In the realm of property commercialization, the digitization of assets is redefining the concept of ownership. Tokenization enables fractional ownership of real estate through digital tokens representing ownership stakes. This democratizes access to property investment, breaking down traditional barriers and allowing a more diverse range of investors to participate in real estate markets. By fractionalizing properties into digital assets, tokenization improves liquidity in the real estate market.

Home affordability challenges – especially in markets across Sub-Saharan Africa - are driving entrepreneurs at the intersection of proptech and fintech to build solutions that make homeownership accessible to all, from rent-now-pay-later models to monthly rental agreements and co-sharing solutions.

MEA is home to some of the most dynamic and resilient property markets globally. In the Gulf, it has consistently grown over the last decade, with the total value of planned or underway real estate projects standing at $1.7 trillion as of 2024. From 2022 to 2050, half of the global population growth will occur in Sub-Saharan Africa, with the region’s population currently growing 3 times faster than the rest of the world, which will exert pressure on property demand, from residential to office space. In older property markets across the region, such as Cairo, demographic growth and suburbanization are decentralizing traditional urban centers in favor of suburban, mixed-use, residential and commercial spaces. In a nation where 96% of the population lives on 6% of its land, proptech is a whitespace of opportunity to reimagine the future of spaces.

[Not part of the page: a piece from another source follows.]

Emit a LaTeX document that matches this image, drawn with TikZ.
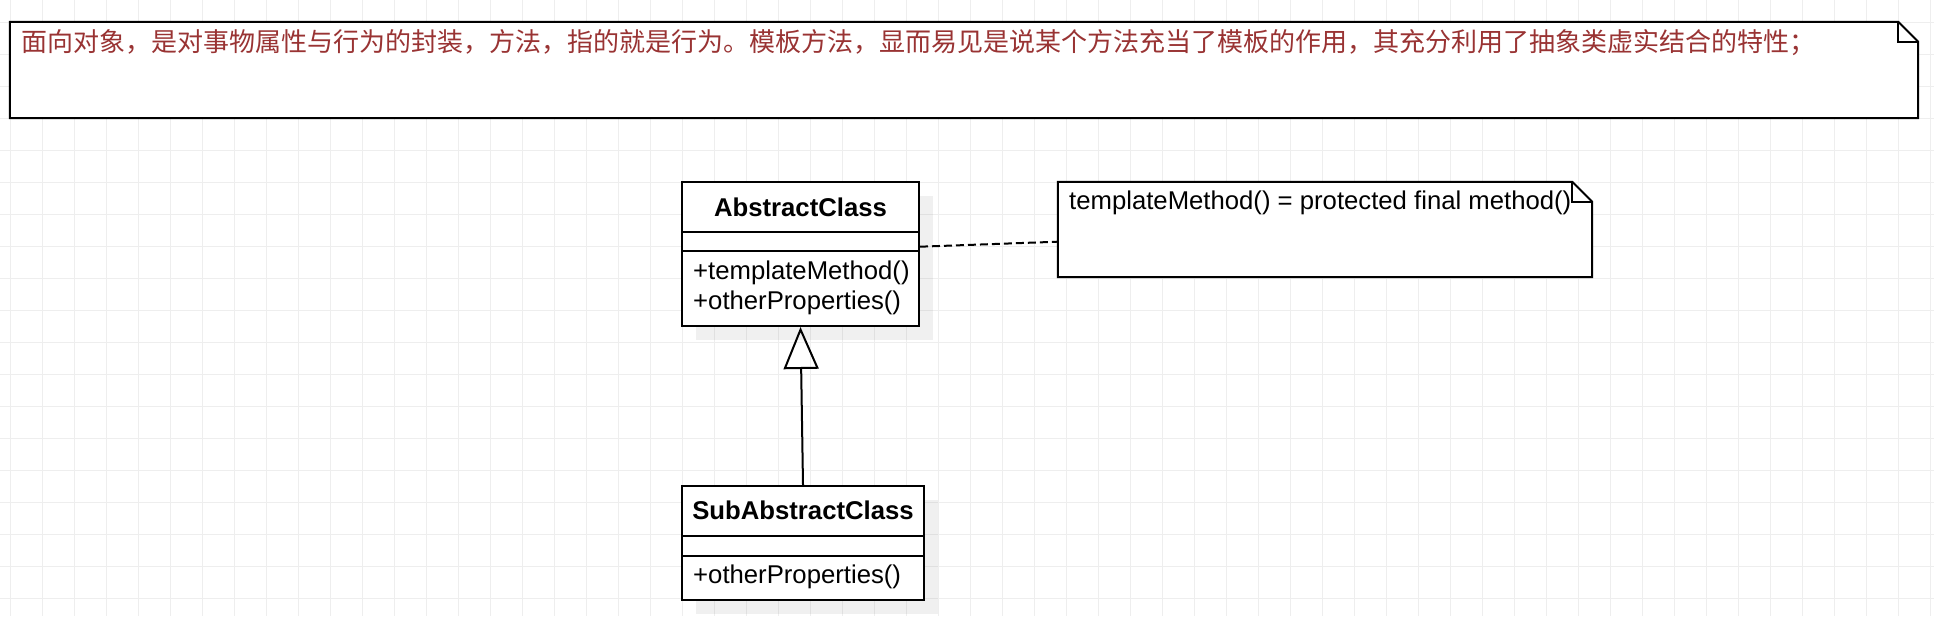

Venture capital (VC) is increasingly recognizing the significance of proptech innovations. While the current market is undoubtedly different, VC invested over $11 billion into proptech startups in 2023.  Today’s macro-economic environment does not negate the industry’s inherent and historically proven characteristics: real estate is recession proof; it is the largest store of consumers’ wealth and how individuals create and pass along generational wealth. What is changing, however, is how investors are now thinking about proptech. The opportunity cost of investing millions of dollars into a long-term, slowly depreciating, tangible asset (as VCs have traditionally done) does not classically align with a fund’s lifecycle. Success in proptech will be found in the opportunities that center on the ‘tech’: the businesses focusing on displacing legacy solutions or manual workflows, as well as property-focused financial products.

Within the MEA region, VC invested a total of $778 million in the proptech space since 20197. We believe the region has a unique advantage in developing, testing and deploying property technologies largely driven by the size of the market, the depth of the opportunities and the chance to leapfrog legacy infrastructure. Today, pockets of property innovation are emerging across MEA, from the United Arab Emirates’ (UAE) Huspy digitizing home financing to Nigeria’s Spleet redefining the landlord-tenant dynamic across Africa. This is only the beginning of what will be a technological revolution in how we conceptualize, build and manage property.